France Creates $6 Million Solidarity Fund to Help Cultural Spaces Deal with Terror Attack Aftermath

'Culture will remain proud, insolent, and free,' the French Minister of Culture said.

France’s Minister of Culture, Fleur Pellerin.
Photo: via ArtForum.

France’s Minister of Culture, Fleur Pellerin, announced yesterday the launch of a €4 million ($6 million) solidarity fund to help theaters, concert halls, cinemas, and museums deal with the aftermath of the November 13 terror attacks in Paris, which left 129 people dead and 352 injured.

According to Pellerin, the government is contributing €3.5 million ($5.3 million) to the fund, while the remaining €500,000 ($763,000) are being donated by the organization SACEM (Société des auteurs, compositeurs et éditeurs de musique).

“It’s a start because I want other contributions to complement this amount,” Pellerin said at the National Assembly, according to AFP.

The Bataclan theater in Paris, site of a deadly terror attack and hostage situation. Photo: courtesy Utopia Paris.

The Bataclan theater in Paris, site of a deadly terror attack and hostage situation.
Photo: courtesy Utopia Paris.

“The government is on the side of cultural sites with a double objective: first, to ensure the protection of the public and of all cultural agents who are already back in museums and theaters,” Pellerin explained. The second objective, according to the minister, was to “anticipate difficulties faced by those working in performing arts, the most vulnerable of all because of cancellations, the decline in attendance, and the investment in security they will require,” she added.

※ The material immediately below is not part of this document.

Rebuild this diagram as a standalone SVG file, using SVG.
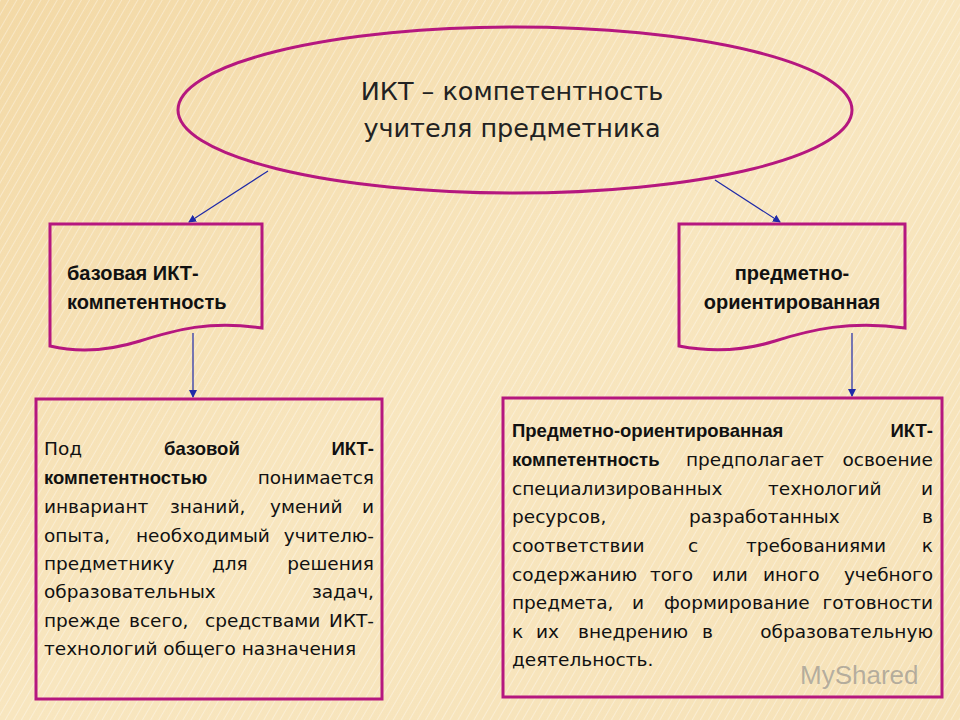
<svg xmlns="http://www.w3.org/2000/svg" width="960" height="720" viewBox="0 0 960 720">
<defs>
<linearGradient id="bg" x1="0" y1="0" x2="1" y2="1"><stop offset="0" stop-color="#f3d9a6"/><stop offset="0.5" stop-color="#f8e6bf"/><stop offset="1" stop-color="#f6e2b8"/></linearGradient>
<pattern id="st" width="7" height="7" patternUnits="userSpaceOnUse" patternTransform="rotate(30)"><line x1="0" y1="0" x2="0" y2="7" stroke="#ffffff" stroke-opacity="0.35" stroke-width="2"/></pattern>
<marker id="ar" markerWidth="8" markerHeight="8" refX="7" refY="4" orient="auto" markerUnits="userSpaceOnUse"><path d="M0,0 L8,4 L0,8 Z" fill="#1f2aa8"/></marker>
</defs>
<style>
.sh{fill:none;stroke:#b5177f;stroke-width:3}
.t{font-family:"DejaVu Sans",Verdana,sans-serif;font-size:18.5px;fill:#111}
.b{font-family:"Liberation Sans",Arial,sans-serif;font-weight:bold;font-size:18.5px}
.l{font-family:"Liberation Sans",Arial,sans-serif;font-weight:bold;font-size:20px;fill:#111}
.h{font-family:"DejaVu Sans",Verdana,sans-serif;font-size:25.5px;fill:#222;text-anchor:middle}
.c{stroke:#1f2aa8;stroke-width:1.2;fill:none;marker-end:url(#ar)}
</style>
<rect width="960" height="720" fill="url(#bg)"/>
<rect width="960" height="720" fill="url(#st)"/>
<g id="connectors">
<line class="c" x1="268" y1="171" x2="189" y2="222"/>
<line class="c" x1="715" y1="180" x2="780" y2="222"/>
<line class="c" x1="193" y1="333" x2="193" y2="397"/>
<line class="c" x1="852" y1="333" x2="852" y2="396"/>
</g>
<g id="top">
<ellipse class="sh" cx="515" cy="110" rx="337" ry="83"/>
<text class="h" x="512" y="100">ИКТ – компетентность</text>
<text class="h" x="512" y="137">учителя предметника</text>
</g>
<g id="base">
<path class="sh" d="M50,224 H262 V328 C210,320 175,330 140,341 C105,352 75,352 50,346 Z"/>
<text class="l" x="67" y="280">базовая ИКТ-</text>
<text class="l" x="67" y="309">компетентность</text>
</g>
<g id="subject">
<path class="sh" d="M679,224 H905 V328 C850,320 810,330 775,341 C740,352 710,352 679,346 Z"/>
<text class="l" x="792" y="280" text-anchor="middle">предметно-</text>
<text class="l" x="792" y="309" text-anchor="middle">ориентированная</text>
</g>
<g id="leftdesc">
<rect class="sh" x="36" y="399" width="346" height="300"/>
<text class="t"><tspan x="44" y="455">Под</tspan><tspan class="b" x="164" y="455">базовой</tspan><tspan class="b" x="374" y="455" text-anchor="end">ИКТ-</tspan></text>
<text class="t"><tspan class="b" x="44" y="484">компетентностью</tspan><tspan x="374" y="484" text-anchor="end">понимается</tspan></text>
<text class="t"><tspan x="44" y="513">инвариант</tspan><tspan x="170" y="513">знаний,</tspan><tspan x="270" y="513">умений</tspan><tspan x="374" y="513" text-anchor="end">и</tspan></text>
<text class="t"><tspan x="44" y="542">опыта,</tspan><tspan x="136" y="542">необходимый</tspan><tspan x="374" y="542" text-anchor="end">учителю-</tspan></text>
<text class="t"><tspan x="44" y="570">предметнику</tspan><tspan x="212" y="570">для</tspan><tspan x="374" y="570" text-anchor="end">решения</tspan></text>
<text class="t"><tspan x="44" y="598">образовательных</tspan><tspan x="374" y="598" text-anchor="end">задач,</tspan></text>
<text class="t"><tspan x="44" y="627">прежде</tspan><tspan x="129" y="627">всего,</tspan><tspan x="205" y="627">средствами</tspan><tspan x="374" y="627" text-anchor="end">ИКТ-</tspan></text>
<text class="t" x="44" y="655">технологий общего назначения</text>
</g>
<g id="rightdesc">
<rect class="sh" x="503" y="398" width="439" height="299"/>
<text class="t"><tspan class="b" x="512" y="437">Предметно-ориентированная</tspan><tspan class="b" x="933" y="437" text-anchor="end">ИКТ-</tspan></text>
<text class="t"><tspan class="b" x="512" y="466">компетентность</tspan><tspan x="686" y="466">предполагает</tspan><tspan x="933" y="466" text-anchor="end">освоение</tspan></text>
<text class="t"><tspan x="512" y="495">специализированных</tspan><tspan x="768" y="495">технологий</tspan><tspan x="933" y="495" text-anchor="end">и</tspan></text>
<text class="t"><tspan x="512" y="523">ресурсов,</tspan><tspan x="689" y="523">разработанных</tspan><tspan x="933" y="523" text-anchor="end">в</tspan></text>
<text class="t"><tspan x="512" y="552">соответствии</tspan><tspan x="688" y="552">с</tspan><tspan x="746" y="552">требованиями</tspan><tspan x="933" y="552" text-anchor="end">к</tspan></text>
<text class="t"><tspan x="512" y="581">содержанию</tspan><tspan x="650" y="581">того</tspan><tspan x="712" y="581">или</tspan><tspan x="763" y="581">иного</tspan><tspan x="933" y="581" text-anchor="end">учебного</tspan></text>
<text class="t"><tspan x="512" y="609">предмета,</tspan><tspan x="632" y="609">и</tspan><tspan x="664" y="609">формирование</tspan><tspan x="933" y="609" text-anchor="end">готовности</tspan></text>
<text class="t"><tspan x="512" y="638">к</tspan><tspan x="536" y="638">их</tspan><tspan x="578" y="638">внедрению</tspan><tspan x="702" y="638">в</tspan><tspan x="933" y="638" text-anchor="end">образовательную</tspan></text>
<text class="t" x="512" y="666">деятельность.</text>
</g>
<text x="800" y="684" font-family="Liberation Sans,Arial,sans-serif" font-size="26" fill="#888" fill-opacity="0.6">MyShared</text>
</svg>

“France will dance again, sing again, draw new cartoons and culture will remain proud, insolent, and free,” she declared, as the members of the Assembly applauded her words.

François Hollande was greeted by UNESCO president Irina Bokova. Photo: Irina Bokova (@iriniabokova) via Twitter

François Hollande was greeted by UNESCO president Irina Bokova.
Photo: Irina Bokova (@iriniabokova) via Twitter.

Meanwhile, on Tuesday, during an UNESCO conference in Paris, French president François Hollande announced plans to grant “asylum” to art and archeological treasures at risk of being destroyed by ISIS.

“The right to asylum applies to people […] but asylum also applies to works, world heritage,” Hollande said, adding that France would adopt the UN Security Council resolutions banning the import, transit, and trade of illicit antiquities, while tightening up customs checks on its borders to identify smuggled illicit antiquities.